The Ear is the Spine 5
I am on the rowing machine at the gym, halfway through my 20 minute workout, when an elderly lady comes into the room with a balance trainer (a half-ball with a flat surface), and spends the next 10 minutes on it—standing on one leg, then the other.
The extraordinary thing is that she looks decades younger while on it: spine elongated, face lifted with ribcage open—a really beautiful figure and stunning transformation.
Then the most curious thing happens. She steps off the trainer and turns back into an old lady—the posture slumps, and the ribcage closes along with the face. Bam. Just like that. It's like someone waved a magic wand. First a young woman of 40 is before my eyes. Then an old lady of 80.

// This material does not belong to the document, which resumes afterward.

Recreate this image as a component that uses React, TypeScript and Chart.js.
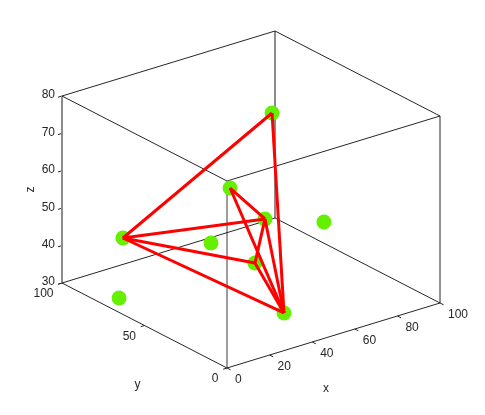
import React, { useEffect, useRef } from "react";
import { Chart, registerables } from "chart.js";

Chart.register(...registerables);

// ---- data (3D points) ----
const xVals = [62.9, 50.4, 53.7, 22.3, 45.4, 46.9, 37.6, 69.3, 8.2];
const yVals = [53.9, 63.2, 46.3, 91.9, 68.3, 43.6, 14.0, 30.7, 76.0];
const zVals = [75, 55, 50, 40, 40, 40, 35, 50, 30];
// edges between points (indices)
const edgeFrom = [3, 0, 3, 3, 3, 1, 1, 2, 2, 5];
const edgeTo = [0, 6, 2, 5, 6, 2, 6, 5, 6, 6];

// ---- axes ----
const xRange = [0, 100];
const yRange = [0, 100];
const zRange = [30, 80];
const xTicks = [0, 20, 40, 60, 80, 100];
const yTicks = [0, 50, 100];
const zTicks = [30, 40, 50, 60, 70, 80];

// ---- view (orthographic projection of the unit box onto the canvas plane) ----
const VIEW = {
  origin: [227, 368],
  ex: [213, -65],
  ey: [-165, -85],
  ez: [0, -187],
};

function proj(x: number, y: number, z: number) {
  const u = (x - xRange[0]) / (xRange[1] - xRange[0]);
  const v = (y - yRange[0]) / (yRange[1] - yRange[0]);
  const w = (z - zRange[0]) / (zRange[1] - zRange[0]);
  return {
    x: VIEW.origin[0] + VIEW.ex[0] * u + VIEW.ey[0] * v + VIEW.ez[0] * w,
    y: VIEW.origin[1] + VIEW.ex[1] * u + VIEW.ey[1] * v + VIEW.ez[1] * w,
  };
}

const W = 485;
const H = 415;
const FONT = '12px "Liberation Sans", Arial, sans-serif';
const TXT = "#262626";

export default function App() {
  const ref = useRef<HTMLCanvasElement>(null);

  useEffect(() => {
    if (!ref.current) return;
    const [x0, x1] = xRange;
    const [y0, y1] = yRange;
    const [z0, z1] = zRange;
    const boxEdges: [number[], number[], string, number][] = [
      // top
      [[x0, y1, z1], [x1, y1, z1], "#262626", 1],
      [[x1, y1, z1], [x1, y0, z1], "#262626", 1],
      [[x0, y1, z1], [x0, y0, z1], "#262626", 1],
      [[x0, y0, z1], [x1, y0, z1], "#262626", 1],
      // bottom
      [[x0, y1, z0], [x0, y0, z0], "#262626", 1],
      [[x0, y0, z0], [x1, y0, z0], "#262626", 1],
      [[x0, y1, z0], [x1, y1, z0], "#262626", 1],
      [[x1, y1, z0], [x1, y0, z0], "#262626", 1],
      // verticals
      [[x0, y1, z0], [x0, y1, z1], "#8c8c8c", 2],
      [[x1, y1, z0], [x1, y1, z1], "#8c8c8c", 2],
      [[x0, y0, z0], [x0, y0, z1], "#3a3a3a", 1],
      [[x1, y0, z0], [x1, y0, z1], "#262626", 1],
    ];

    const datasets: any[] = [];
    boxEdges.forEach(([a, b, c, lw]) => {
      datasets.push({
        type: "scatter",
        data: [proj(a[0], a[1], a[2]), proj(b[0], b[1], b[2])],
        showLine: true,
        borderColor: c,
        borderWidth: lw,
        pointRadius: 0,
        order: 3,
      });
    });
    datasets.push({
      type: "scatter",
      data: xVals.map((x, i) => proj(x, yVals[i], zVals[i])),
      pointRadius: 7.5,
      pointBackgroundColor: "rgb(100,240,0)",
      pointBorderColor: "rgb(100,240,0)",
      pointBorderWidth: 0,
      showLine: false,
      order: 2,
    });
    edgeFrom.forEach((f, k) => {
      const t = edgeTo[k];
      datasets.push({
        type: "scatter",
        data: [proj(xVals[f], yVals[f], zVals[f]), proj(xVals[t], yVals[t], zVals[t])],
        showLine: true,
        borderColor: "#ff0000",
        borderWidth: 3,
        pointRadius: 0,
        order: 1,
      });
    });

    const axisPlugin = {
      id: "axis3d",
      beforeDatasetsDraw(chart: any) {
        const ctx = chart.ctx;
        const sx = chart.scales.x;
        const sy = chart.scales.y;
        const px = (p: { x: number; y: number }) => ({
          x: sx.getPixelForValue(p.x),
          y: sy.getPixelForValue(p.y),
        });
        ctx.save();
        ctx.strokeStyle = TXT;
        ctx.fillStyle = TXT;
        ctx.lineWidth = 1;
        ctx.font = FONT;
        const tick = (p: { x: number; y: number }, dx: number, dy: number) => {
          ctx.beginPath();
          ctx.moveTo(p.x, p.y);
          ctx.lineTo(p.x + dx, p.y + dy);
          ctx.stroke();
        };
        // x ticks
        ctx.textAlign = "left";
        ctx.textBaseline = "middle";
        xTicks.forEach((t) => {
          const p = px(proj(t, y0, z0));
          tick(p, 3.6, 1.8);
          ctx.fillText(String(t), p.x + 8, p.y + 12);
        });
        // y ticks
        ctx.textAlign = "right";
        yTicks.forEach((t) => {
          const p = px(proj(x0, t, z0));
          tick(p, -3.8, 1.2);
          ctx.fillText(String(t), p.x - 8.5, p.y + 11);
        });
        // z ticks
        zTicks.forEach((t) => {
          const p = px(proj(x0, y1, t));
          tick(p, -4, 1.2);
          ctx.fillText(String(t), p.x - 7, p.y - 1);
        });
        // axis labels
        ctx.textAlign = "center";
        const xl = px(proj((x0 + x1) / 2, y0, z0));
        ctx.fillText("x", xl.x - 7.5, xl.y + 53);
        const yl = px(proj(x0, (y0 + y1) / 2, z0));
        ctx.fillText("y", yl.x - 7, yl.y + 59);
        const zl = px(proj(x0, y1, (z0 + z1) / 2));
        ctx.translate(zl.x - 31, zl.y);
        ctx.rotate(-Math.PI / 2);
        ctx.fillText("z", 0, 0);
        ctx.restore();
      },
    };

    const chart = new Chart(ref.current, {
      type: "scatter",
      data: { datasets },
      options: {
        animation: false,
        responsive: false,
        events: [],
        layout: { padding: 0, autoPadding: false },
        plugins: { legend: { display: false }, tooltip: { enabled: false } },
        scales: {
          x: { type: "linear", min: 0, max: W, display: false },
          y: { type: "linear", min: 0, max: H, reverse: true, display: false },
        },
      },
      plugins: [axisPlugin],
    });
    return () => chart.destroy();
  }, []);

  return (
    <div style={{ position: "fixed", left: 0, top: 0, width: W, height: H, background: "#fff" }}>
      <canvas ref={ref} width={W} height={H} style={{ width: W, height: H, display: "block" }} />
    </div>
  );
}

My god, I think, as I get up from the rower. Why doesn't she keep the posture? Why does she let it go? What would it take to make it a part of her life? Does she have any idea what she has attained during the last 10 minutes?
Of course, only she can answer these questions. Or maybe not. Maybe she is totally oblivious to the feeling of her body in space—much like the young voice student.
(Lift? What do you mean lift?)
Mind you, the Old Italian School voice teachers insisted on an elongated/straight spine. Instead of saying—like Tomatis did—that the ear is the spine, and the spine is the ear, they understood that the spine was the voice, and the voice the spine.
All this to say: The youth of the voice is expressed in the attitude of the spine, which originates in the ear.